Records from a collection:
※

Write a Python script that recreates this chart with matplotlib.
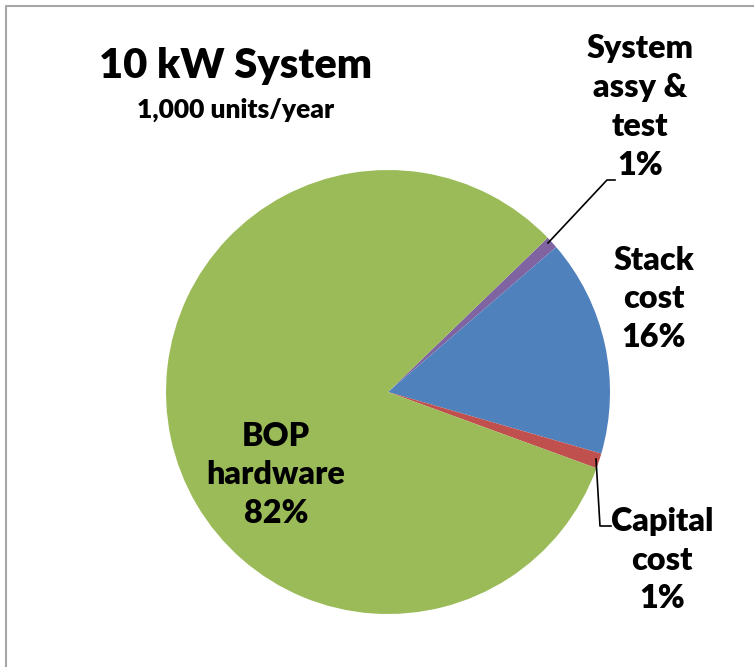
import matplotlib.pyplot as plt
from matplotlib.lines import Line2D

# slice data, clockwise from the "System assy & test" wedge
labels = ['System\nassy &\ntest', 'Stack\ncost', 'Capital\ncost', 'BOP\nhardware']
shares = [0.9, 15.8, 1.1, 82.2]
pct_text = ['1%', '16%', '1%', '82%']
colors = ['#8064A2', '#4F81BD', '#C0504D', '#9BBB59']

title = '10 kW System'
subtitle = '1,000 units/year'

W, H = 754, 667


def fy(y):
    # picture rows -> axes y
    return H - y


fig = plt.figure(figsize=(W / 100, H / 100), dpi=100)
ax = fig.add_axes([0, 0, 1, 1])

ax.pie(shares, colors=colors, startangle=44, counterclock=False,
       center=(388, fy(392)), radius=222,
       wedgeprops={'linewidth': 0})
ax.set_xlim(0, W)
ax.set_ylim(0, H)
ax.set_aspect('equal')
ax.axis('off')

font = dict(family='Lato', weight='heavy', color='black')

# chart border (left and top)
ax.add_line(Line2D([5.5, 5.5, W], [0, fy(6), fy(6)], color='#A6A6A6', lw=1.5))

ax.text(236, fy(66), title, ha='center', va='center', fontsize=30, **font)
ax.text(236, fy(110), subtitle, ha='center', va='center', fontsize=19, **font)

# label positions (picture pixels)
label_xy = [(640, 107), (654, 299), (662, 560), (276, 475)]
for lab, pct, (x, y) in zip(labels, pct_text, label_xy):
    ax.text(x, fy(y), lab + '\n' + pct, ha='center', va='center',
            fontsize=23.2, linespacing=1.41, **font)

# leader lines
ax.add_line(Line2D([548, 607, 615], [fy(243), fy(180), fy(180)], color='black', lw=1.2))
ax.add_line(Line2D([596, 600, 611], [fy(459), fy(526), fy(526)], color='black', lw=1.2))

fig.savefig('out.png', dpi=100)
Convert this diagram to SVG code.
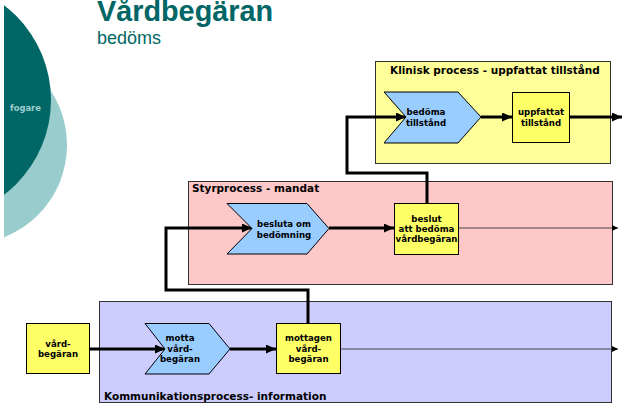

※

Retype the whole listing, keeping every line identical and omitting all pictures.

RESPONSE ::
Write a Python script that recreates this chart with matplotlib.
import matplotlib.pyplot as plt
from matplotlib.lines import Line2D

# slice data, clockwise from the "System assy & test" wedge
labels = ['System\nassy &\ntest', 'Stack\ncost', 'Capital\ncost', 'BOP\nhardware']
shares = [0.9, 15.8, 1.1, 82.2]
pct_text = ['1%', '16%', '1%', '82%']
colors = ['#8064A2', '#4F81BD', '#C0504D', '#9BBB59']

title = '10 kW System'
subtitle = '1,000 units/year'

W, H = 754, 667


def fy(y):
    # picture rows -> axes y
    return H - y


fig = plt.figure(figsize=(W / 100, H / 100), dpi=100)
ax = fig.add_axes([0, 0, 1, 1])

ax.pie(shares, colors=colors, startangle=44, counterclock=False,
       center=(388, fy(392)), radius=222,
       wedgeprops={'linewidth': 0})
ax.set_xlim(0, W)
ax.set_ylim(0, H)
ax.set_aspect('equal')
ax.axis('off')

font = dict(family='Lato', weight='heavy', color='black')

# chart border (left and top)
ax.add_line(Line2D([5.5, 5.5, W], [0, fy(6), fy(6)], color='#A6A6A6', lw=1.5))

ax.text(236, fy(66), title, ha='center', va='center', fontsize=30, **font)
ax.text(236, fy(110), subtitle, ha='center', va='center', fontsize=19, **font)

# label positions (picture pixels)
label_xy = [(640, 107), (654, 299), (662, 560), (276, 475)]
for lab, pct, (x, y) in zip(labels, pct_text, label_xy):
    ax.text(x, fy(y), lab + '\n' + pct, ha='center', va='center',
            fontsize=23.2, linespacing=1.41, **font)

# leader lines
ax.add_line(Line2D([548, 607, 615], [fy(243), fy(180), fy(180)], color='black', lw=1.2))
ax.add_line(Line2D([596, 600, 611], [fy(459), fy(526), fy(526)], color='black', lw=1.2))

fig.savefig('out.png', dpi=100)
Convert this diagram to SVG code.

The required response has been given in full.